To sell an item, we need to:
- Open up our trade depot.
- Collect any sold items.
- Pick an empty box, we may need to scroll horizontally to see more boxes.
- Click on the box to open the "Create Sale" dialog.
- Pick an item to sell and click on it.
- Press the quantity increase button until it turns grey.
- Press the price increase button until it turns grey.
- Click the 'Put on sale' button.
Most of these steps simply require clicking at predetermined locations on the screen.
Steps 2, 3 & 5 use the same image matching technique used when buying items.

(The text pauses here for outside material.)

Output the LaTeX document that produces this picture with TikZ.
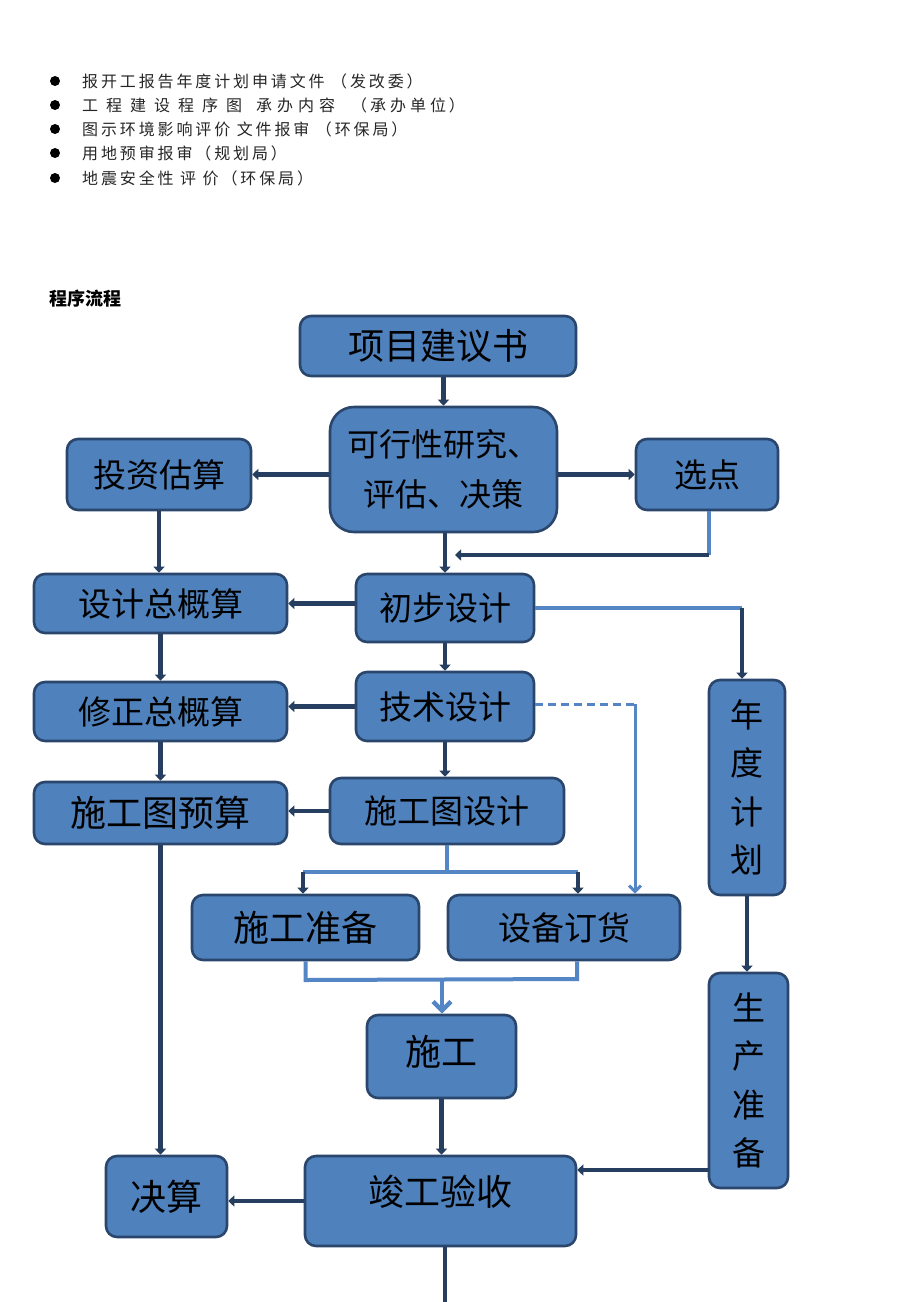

A perceptual hash is a fingerprint of a multimedia file derived from various features from its content. Unlike cryptographic hash functions which rely on the avalanche effect of small changes in input leading to drastic changes in output, perceptual hashes are "close" to one another if the features are similar.
The bot uses https://github.com/jforshee/ImageHashing which is an implementation of the algorithm found here: http://www.hackerfactor.com/blog/index.php?/archives/432-Looks-Like-It.html
A long number hash is created in the following steps:
- Reduce the image to 8x8 pixels
- Reduce the color of each pixel from RGB (24 bits) to grayscale (6 bits).
- Compute the mean of all the 6-bit values
- Translate each pixel into a bit. 1 if the greyscale is >= to the mean.
- Turn the binary number into a long decimal.
The following shows the processes as it took place on 2 similar images. The images turned out to be only 73% similar.
- You can't use User32.dll methods to click on the Memu application, you need to use ADB.
- ADB Input commands for tap and swipe don't work reliably. Instead I used ADB 'sendevent' to send a series of commands codes to do each tap and swipe.
- A seeming complex workflow can be simplified into a working automated process with surprisingly few building blocks.